Exercise details: Print, word for word, every line from the beginning of the listing up to and including the line with "7.01e11, 11.16e11, 13.82e11];". Pictures are to be excluded.

>> Start Given data

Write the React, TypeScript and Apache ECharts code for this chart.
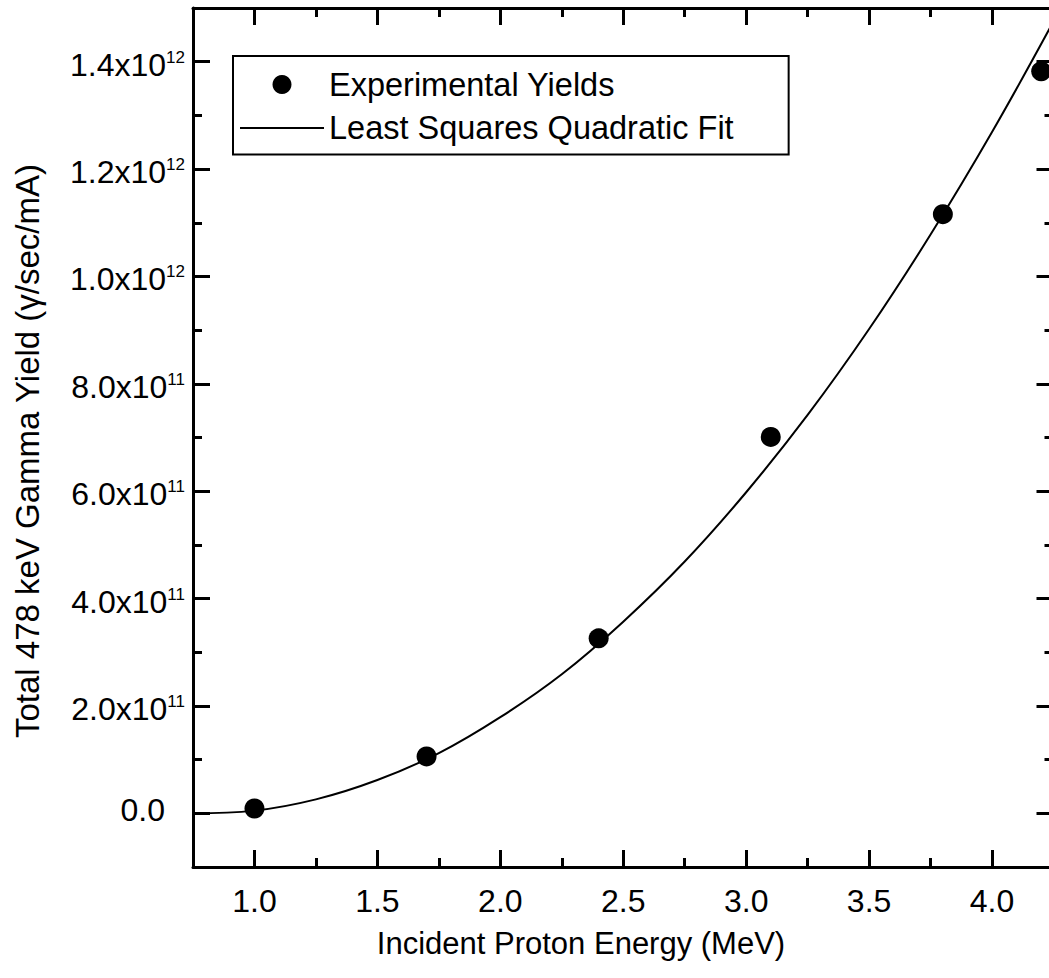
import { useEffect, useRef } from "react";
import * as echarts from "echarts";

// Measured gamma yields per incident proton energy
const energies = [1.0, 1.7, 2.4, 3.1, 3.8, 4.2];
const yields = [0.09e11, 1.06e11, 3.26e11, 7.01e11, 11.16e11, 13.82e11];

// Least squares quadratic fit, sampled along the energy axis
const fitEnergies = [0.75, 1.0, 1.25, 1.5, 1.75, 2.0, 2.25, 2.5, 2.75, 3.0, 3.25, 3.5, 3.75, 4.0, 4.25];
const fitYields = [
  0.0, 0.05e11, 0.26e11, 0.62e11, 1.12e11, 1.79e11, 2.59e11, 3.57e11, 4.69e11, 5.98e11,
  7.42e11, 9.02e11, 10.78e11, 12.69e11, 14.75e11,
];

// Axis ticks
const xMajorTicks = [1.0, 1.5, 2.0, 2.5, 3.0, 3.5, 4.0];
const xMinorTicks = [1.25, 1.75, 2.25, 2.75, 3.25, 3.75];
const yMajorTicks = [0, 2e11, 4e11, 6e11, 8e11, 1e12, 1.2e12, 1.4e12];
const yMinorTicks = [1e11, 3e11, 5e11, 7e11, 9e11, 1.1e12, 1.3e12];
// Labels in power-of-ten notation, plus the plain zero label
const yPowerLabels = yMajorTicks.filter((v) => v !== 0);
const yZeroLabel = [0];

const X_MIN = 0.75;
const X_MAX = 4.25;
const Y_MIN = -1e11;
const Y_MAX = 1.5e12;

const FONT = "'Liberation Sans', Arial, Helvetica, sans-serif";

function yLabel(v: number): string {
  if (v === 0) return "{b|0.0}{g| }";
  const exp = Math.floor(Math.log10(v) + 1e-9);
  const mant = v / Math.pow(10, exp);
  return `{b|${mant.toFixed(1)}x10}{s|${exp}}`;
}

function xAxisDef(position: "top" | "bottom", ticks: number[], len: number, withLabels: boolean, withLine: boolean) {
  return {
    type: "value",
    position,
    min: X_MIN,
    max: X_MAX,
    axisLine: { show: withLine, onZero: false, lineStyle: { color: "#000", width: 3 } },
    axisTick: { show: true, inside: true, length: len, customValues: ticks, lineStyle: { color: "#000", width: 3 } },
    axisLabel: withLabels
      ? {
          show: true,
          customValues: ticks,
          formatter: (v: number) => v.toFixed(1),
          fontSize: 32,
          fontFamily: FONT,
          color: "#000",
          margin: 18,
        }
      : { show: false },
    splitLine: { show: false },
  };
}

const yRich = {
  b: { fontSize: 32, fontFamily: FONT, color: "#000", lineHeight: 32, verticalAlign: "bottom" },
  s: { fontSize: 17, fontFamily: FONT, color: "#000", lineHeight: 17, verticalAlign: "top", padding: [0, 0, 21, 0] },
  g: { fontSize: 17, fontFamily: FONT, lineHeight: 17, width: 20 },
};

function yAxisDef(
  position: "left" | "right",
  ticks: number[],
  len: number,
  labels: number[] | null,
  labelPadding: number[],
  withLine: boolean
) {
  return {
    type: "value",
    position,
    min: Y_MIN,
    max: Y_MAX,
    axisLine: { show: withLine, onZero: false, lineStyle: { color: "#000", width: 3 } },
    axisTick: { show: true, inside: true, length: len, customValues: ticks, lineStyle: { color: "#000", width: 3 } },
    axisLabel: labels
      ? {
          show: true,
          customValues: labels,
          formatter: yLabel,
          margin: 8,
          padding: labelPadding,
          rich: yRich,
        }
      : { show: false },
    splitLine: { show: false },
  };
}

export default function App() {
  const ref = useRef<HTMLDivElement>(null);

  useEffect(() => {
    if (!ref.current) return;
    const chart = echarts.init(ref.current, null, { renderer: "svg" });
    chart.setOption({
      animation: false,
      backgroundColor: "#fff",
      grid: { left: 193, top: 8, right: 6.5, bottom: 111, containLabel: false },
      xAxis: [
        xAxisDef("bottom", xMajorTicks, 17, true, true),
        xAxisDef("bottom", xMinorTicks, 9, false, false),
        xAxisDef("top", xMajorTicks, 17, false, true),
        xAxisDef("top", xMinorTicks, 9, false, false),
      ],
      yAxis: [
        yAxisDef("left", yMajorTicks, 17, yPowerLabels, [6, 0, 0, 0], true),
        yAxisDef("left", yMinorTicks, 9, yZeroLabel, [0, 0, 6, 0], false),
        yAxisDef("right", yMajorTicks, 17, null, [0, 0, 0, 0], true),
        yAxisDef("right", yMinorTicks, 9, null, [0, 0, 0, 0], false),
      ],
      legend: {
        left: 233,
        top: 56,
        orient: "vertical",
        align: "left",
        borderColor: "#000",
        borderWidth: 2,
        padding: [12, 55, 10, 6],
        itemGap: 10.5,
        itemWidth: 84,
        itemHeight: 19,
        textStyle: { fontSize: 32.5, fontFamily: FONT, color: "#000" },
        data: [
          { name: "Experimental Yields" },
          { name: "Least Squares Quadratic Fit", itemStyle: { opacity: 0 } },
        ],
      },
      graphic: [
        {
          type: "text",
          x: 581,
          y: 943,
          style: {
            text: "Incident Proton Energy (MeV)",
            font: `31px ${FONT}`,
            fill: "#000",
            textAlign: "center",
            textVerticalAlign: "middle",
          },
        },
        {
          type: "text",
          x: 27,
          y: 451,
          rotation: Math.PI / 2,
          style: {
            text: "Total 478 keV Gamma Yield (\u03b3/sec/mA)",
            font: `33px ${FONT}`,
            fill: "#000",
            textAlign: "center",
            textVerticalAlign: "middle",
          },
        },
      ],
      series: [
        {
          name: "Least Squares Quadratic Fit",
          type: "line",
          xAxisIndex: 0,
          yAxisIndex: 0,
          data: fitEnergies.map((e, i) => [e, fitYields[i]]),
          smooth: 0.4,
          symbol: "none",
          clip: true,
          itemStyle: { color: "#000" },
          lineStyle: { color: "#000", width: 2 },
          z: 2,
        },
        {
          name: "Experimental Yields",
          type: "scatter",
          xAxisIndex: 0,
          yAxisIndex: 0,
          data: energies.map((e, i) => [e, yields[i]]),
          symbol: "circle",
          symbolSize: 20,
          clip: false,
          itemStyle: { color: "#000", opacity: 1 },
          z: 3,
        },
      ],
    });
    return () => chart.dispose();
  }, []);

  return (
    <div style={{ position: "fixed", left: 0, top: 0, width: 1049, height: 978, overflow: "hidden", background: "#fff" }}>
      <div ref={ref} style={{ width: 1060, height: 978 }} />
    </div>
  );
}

>> End Given data

Solution to the problem:
Write the React, TypeScript and Apache ECharts code for this chart.
import { useEffect, useRef } from "react";
import * as echarts from "echarts";

// Measured gamma yields per incident proton energy
const energies = [1.0, 1.7, 2.4, 3.1, 3.8, 4.2];
const yields = [0.09e11, 1.06e11, 3.26e11, 7.01e11, 11.16e11, 13.82e11];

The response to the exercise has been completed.